Maybe because it’s on my doorstep, maybe because I’m a terrible mum, but somehow or other, I’ve never got round to taking any of my three Mudsters to The Donkey Sanctuary. But it was Easter and the eggs were calling, so I packed my littlest in the car and we set off to Sidmouth for a day of choccy-egg hunting and free, yes FREE, donkey-focussed fun.
Perched in 130 acres on a hillside on the East Devon coast, with glorious views out across the Jurassic Coast, The Donkey Sanctuary is celebrating 50 years of rescuing donkeys this year, since founder Dr Elisabeth Svendsen MBE rescued her first donkey ‘Naughty Face’ in 1969. More than 20,000 have been saved from poor conditions since and there are currently 207 donkeys to meet, pat and if you’re so inclined, adopt (for around £3 a month by direct debit) as your own. Though there are 30,000 donkeys in the UK, this is the place in Devon to see so many different breeds, sizes and colours all in one place.
The rescue donkeys are spread out everywhere, grazing in the many paddocks. They’ll nuzzle you for strokes and you can read all about them, as well as watch one of the displays in the main barn area. It’s fascinating to hear some little-known facts about these creatures (they have 16 muscles in their ears alone) and heartwarming to know that many have escaped difficult past lives and are now living it up near Sidmouth.
A lot of love has gone into the donkeys and ensuring there’s plenty to do while you’re here. Every donkey wears a loose collar with its name on it; red for a boy, yellow for a girl. And there are signs next to each enclosure telling you how old each donkey is and its (often sad) story of how it was rescued and came to be here. Don’t go thinking you’re just going to Instagram a few gorgeous donkeys; be prepared to get lost in a maze, follow trails and become immersed in the interactive displays.

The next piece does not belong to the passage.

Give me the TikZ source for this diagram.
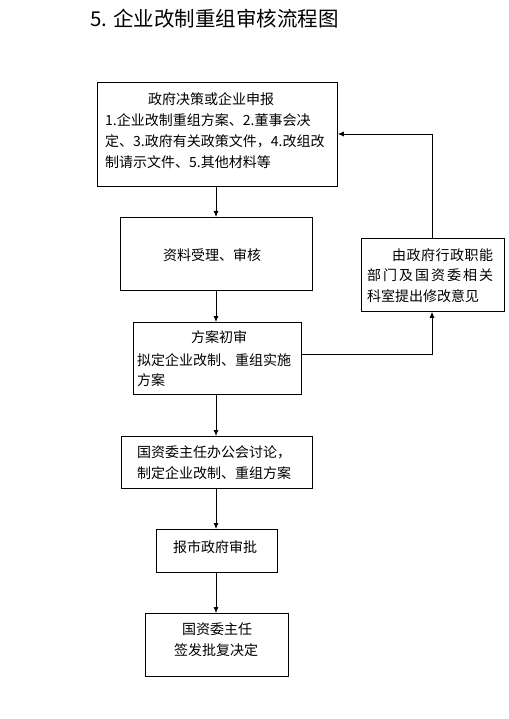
\documentclass[tikz,border=0pt]{standalone}
\usepackage{fontspec}
\setmainfont{Noto Sans CJK SC}
\usetikzlibrary{arrows.meta}
\begin{document}
\begin{tikzpicture}[x=1pt,y=-1pt,
  box/.style={draw, line width=0.8pt, inner sep=0pt, anchor=north west},
  txt/.style={inner sep=0pt, font=\fontsize{14}{21}\selectfont},
  arr/.style={-{Latex[length=6pt,width=5pt]}, line width=0.8pt}]
\useasboundingbox (0,0) rectangle (508,719);

% title
\node[inner sep=0pt, anchor=west, font=\fontsize{20.5}{24}\selectfont] (title) at (90,19) {5. 企业改制重组审核流程图};

% boxes
\node[box, minimum width=240pt, minimum height=104pt] (b1) at (97,82) {};
\node[box, minimum width=192pt, minimum height=73pt] (b2) at (120,217) {};
\node[box, minimum width=168pt, minimum height=72pt] (b3) at (133,322) {};
\node[box, minimum width=143pt, minimum height=73pt] (r) at (361,238) {};
\node[box, minimum width=191pt, minimum height=52pt] (b4) at (121,436) {};
\node[box, minimum width=121pt, minimum height=43pt] (b5) at (156,529) {};
\node[box, minimum width=143pt, minimum height=63pt] (b6) at (145,613) {};

% texts box1
\node[txt] (t1a) at (211,99) {政府决策或企业申报};
\node[txt, anchor=west] (t1b) at (105,120) {1.企业改制重组方案、2.董事会决};
\node[txt, anchor=west] (t1c) at (105,141) {定、3.政府有关政策文件，4.改组改};
\node[txt, anchor=west] (t1d) at (105,162) {制请示文件、5.其他材料等};

% box2
\node[txt, anchor=west] (t2) at (163,255) {资料受理、审核};

% box3
\node[txt] (t3a) at (219,337) {方案初审};
\node[txt, anchor=west] (t3b) at (137,360) {拟定企业改制、重组实施};
\node[txt, anchor=west] (t3c) at (137,380) {方案};

% right box
\node[txt, anchor=west] (tra) at (392,255) {\makebox[101pt][s]{由\hfill 政\hfill 府\hfill 行\hfill 政\hfill 职\hfill 能}};
\node[txt, anchor=west] (trb) at (367,275) {\makebox[126pt][s]{部\hfill 门\hfill 及\hfill 国\hfill 资\hfill 委\hfill 相\hfill 关}};
\node[txt, anchor=west] (trc) at (367,296) {科室提出修改意见};

% box4
\node[txt, anchor=west] (t4a) at (137,452) {国资委主任办公会讨论，};
\node[txt, anchor=west] (t4b) at (137,473) {制定企业改制、重组方案};

% box5
\node[txt, anchor=west] (t5) at (173,547) {报市政府审批};

% box6
\node[txt] (t6a) at (217,629) {国资委主任};
\node[txt] (t6b) at (216,650) {签发批复决定};

% connectors
\coordinate (ax) at (216,0);
\draw[arr] (b1.south -| ax) -- (b2.north -| ax);
\draw[arr] (b2.south -| ax) -- (b3.north -| ax);
\draw[arr] (b3.south -| ax) -- (b4.north -| ax);
\draw[arr] (b4.south -| ax) -- (b5.north -| ax);
\draw[arr] (b5.south -| ax) -- (b6.north -| ax);
\coordinate (c1) at (432,354);
\coordinate (c2) at (432,134);
\draw[arr] (b3.east |- c1) -- (c1) -- (r.south -| c1);
\draw[arr] (r.north -| c2) -- (c2) -- (b1.east |- c2);
\end{tikzpicture}
\end{document}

My Muddler was intrigued by the various shelters where the more needy donkeys are housed, including the oldies (donkeys can live to 30 years or more) and blind donkeys, who we were amazed to see had no problems finding their way round due to their good sense of smell which is 100x better than that of a human’s apparently. (I’m going to be testing you at the end).
Meet D’Artagnan, a breed of large donkeys called Poitou, and one of their stars, thanks to his size and strokeable shaggy fur though he was having a snooze when we saw him so this was as close as we got. There were also cute miniature donkeys which hail from the Mediterranean and were traditionally used for grinding grain.
There’s a rustic play area designed for very young children, with mini wooden donkeys to ride, an old tractor and a little barn for the young farmers. Head behind the visitor centre for some seriously inspiring gardens complete with espalier trained hedges and apple trees, along with Dr Svendsen’s Hut and an Understanding Donkeys Zone with lots more interesting facts for kids.
Cross over the road to a maze where you can lose
the kids yourself among the shelter of the high beech hedges for an hour or so, before heading back to the visitor centre to learn about donkeys through the ages, and, if pocket money allows, have a rootle round the gift shop, full of bespoke-made and local products. Profits go towards helping donkeys in need; all very reasonably priced too, I thought.
SCOFF & QUAFF
The Taste of the West Gold award-winning cafe is huge with with big glass windows and a wooden terrace overlooking the donkey fields, where there’s a golden donkey etched into the turf (to match the chocolate donkey ears etched into your coffee and hot choc) and lots of local suppliers on the menu. It’s a lovely space to sit and catch up with yourself, following a morning with the furries. It would be the perfect place to get together with a gang of friends and their Muddlets for relaxed, feel-good fun.
THE MUDDY VERDICT
Brilliant quality, heart-warming with great attention to detail and fabulous visitor centre and cafe worth coming for alone. The fact entry and parking is free makes it 10 out for 10 from me and 9 out of 10 from the Muddy though she fessed she could find nothing wrong.
Good for: day-trippers; brunchers, lunchers and cream tea fans; dog-walkers; meet-ups with big groups of friends and their kids.
Not for: easily bored teens unless they’re woo-woo about donkeys or thinking of becoming a vet (Vet Experience sessions available for £120 or a VIP Donkey Experience with the Poitous for £80).
The damage: Free entry and parking; trails and Easter egg hunts, £3.